外に出てプールに落とし合ったり自転車に乗ったりして戦っている光景をモニターで見守る展開が続きますが、最終的には会場内に戻ってきてリング内できっちり決着がつきました。





大槻ケンヂが認める「今日、初めてプロレスとロックが完璧に混じり合った」


●筋肉少女帯
ついに、あの筋肉少女帯が登場!



「踊るダメ人間」の「ダメ ダメ ダメ ダメ人間 ダメ! 人間 人間」の「ダメ!」の箇所で両手をバッテンにクロスしてフロア中が跳ねる光景は壮観!


「いろんな団体がプロレスとロックの融合を試みてもイマイチ合わないところがあったんですけど、今日は完璧に混じり合ってます。鍵は、清水アキラさんだったんだよ! 爆笑したもんなぁ〜」(大槻ケンヂ)

そして、続いての曲。「僕が『日本を印度に』と言ったら『し〜てしまえ!』と言ってください」とオーケンが呼びかけた途端、沸きまくるフロア。もちろん「日本印度化計画」のスタートです!



そして、そのまま「タチムカウ -狂い咲く人間の証明-」に突入!


演奏する筋少の横から、竹下幸之介&入江茂弘組が姿を現しました。


以前よりこの曲を入場テーマに使う入江茂弘がアメリカ修行からいったん帰国し、DDTフェスに出場。要するに、入江組は筋少の生演奏をテーマ曲に入場したのです。結果、竹下幸之介&入江茂弘組は対戦相手のHARASHIMA&坂口征夫組に勝利!

最後は入江からオーケンへ「オリジナルテーマ曲を作ってくれませんか?」と直談判! 高木大社長から「先方のギャランティの話はついてるのか?」と確認が入ったらしいですが「そういう話は後でしよう。よし、やろう!」とオーケンは含みをもたせながら快諾!
会場中が「タチムカウ!」とコールしながら、この日のフェスは閉幕となりました。

たしかに過去も「ロック×プロレス」の掛け合わせは行われたことがあるものの、結局は両者のパフォーマンスを並べるだけ……という形で終わっていたように思います。
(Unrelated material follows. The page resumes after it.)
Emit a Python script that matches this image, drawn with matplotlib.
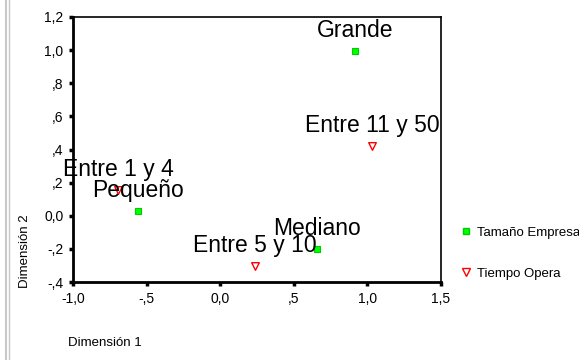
import matplotlib.pyplot as plt
from matplotlib.lines import Line2D

plt.rcParams['font.family'] = ['Liberation Sans', 'DejaVu Sans']

# Tamaño Empresa (green squares)
tam_labels = ['Grande', 'Pequeño', 'Mediano']
tam_x = [0.916, -0.558, 0.658]
tam_y = [0.995, 0.029, -0.201]

# Tiempo Opera (red triangles)
tiempo_labels = ['Entre 1 y 4', 'Entre 11 y 50', 'Entre 5 y 10']
tiempo_x = [-0.694, 1.031, 0.236]
tiempo_y = [0.155, 0.421, -0.304]

xticks = [-1.0, -0.5, 0.0, 0.5, 1.0, 1.5]
xticklabels = ['-1,0', '-,5', '0,0', ',5', '1,0', '1,5']
yticks = [1.2, 1.0, 0.8, 0.6, 0.4, 0.2, 0.0, -0.2, -0.4]
yticklabels = ['1,2', '1,0', ',8', ',6', ',4', ',2', '0,0', '-,2', '-,4']

fig = plt.figure(figsize=(5.79, 3.6), dpi=100)
ax = fig.add_axes([73 / 579, 1 - 282 / 360, 368 / 579, 265 / 360])

ax.scatter(tam_x, tam_y, marker='s', s=22, c='#00ff00', edgecolors='#00cc00',
           linewidths=0.8, zorder=3)
ax.scatter(tiempo_x, tiempo_y, marker='v', s=30, c='white', edgecolors='red',
           linewidths=1.0, zorder=3)

for lab, x, y in zip(tam_labels + tiempo_labels, tam_x + tiempo_x, tam_y + tiempo_y):
    ax.annotate(lab, (x, y), xytext=(0, 14.5), textcoords='offset points',
                ha='center', va='center', fontsize=16.5, color='black', zorder=4)

ax.set_xlim(-1.0, 1.5)
ax.set_ylim(-0.4, 1.2)
ax.set_xticks(xticks)
ax.set_xticklabels(xticklabels)
ax.set_yticks(yticks)
ax.set_yticklabels(yticklabels)
ax.tick_params(direction='out', length=3, width=2.5, labelsize=10, pad=4)

for side in ['left', 'bottom']:
    ax.spines[side].set_linewidth(2)
for side in ['top', 'right']:
    ax.spines[side].set_linewidth(1.2)

fig.text(25 / 579, 1 - 251 / 360, 'Dimensión 2', rotation=90, fontsize=9.5,
         ha='center', va='center')
fig.text(68 / 579, 1 - 343 / 360, 'Dimensión 1', fontsize=9.5,
         ha='left', va='center')

# legend drawn by hand on the right side
handles = [
    Line2D([], [], linestyle='none', marker='s', markersize=5,
           markerfacecolor='#00ff00', markeredgecolor='#00cc00'),
    Line2D([], [], linestyle='none', marker='v', markersize=6,
           markerfacecolor='white', markeredgecolor='red'),
]
fig.legend(handles, ['Tamaño Empresa', 'Tiempo Opera'], loc='upper left',
           bbox_to_anchor=(451 / 579, 1 - 220 / 360), frameon=False,
           fontsize=9.5, handlelength=1.2, handletextpad=0.3, labelspacing=2.2,
           borderpad=0)

# grey border line at the left edge
fig.add_artist(Line2D([6 / 579, 6 / 579], [0, 1], color='#c8c8c8', lw=1.5))
fig.add_artist(Line2D([9 / 579, 9 / 579], [0, 1], color='#c8c8c8', lw=1.0))

fig.savefig('out.png', dpi=100)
しかし、オーケンも認めるように今回は完璧に混じり合った! この域までケミストリーが爆発するには、DDTがエンタメ路線で成功したこの時代まで待たなければいけなかったような気がします。
感動あり、プロレスあり、ロックあり、アイドルあり、清水アキラあり。お腹いっぱいですよ!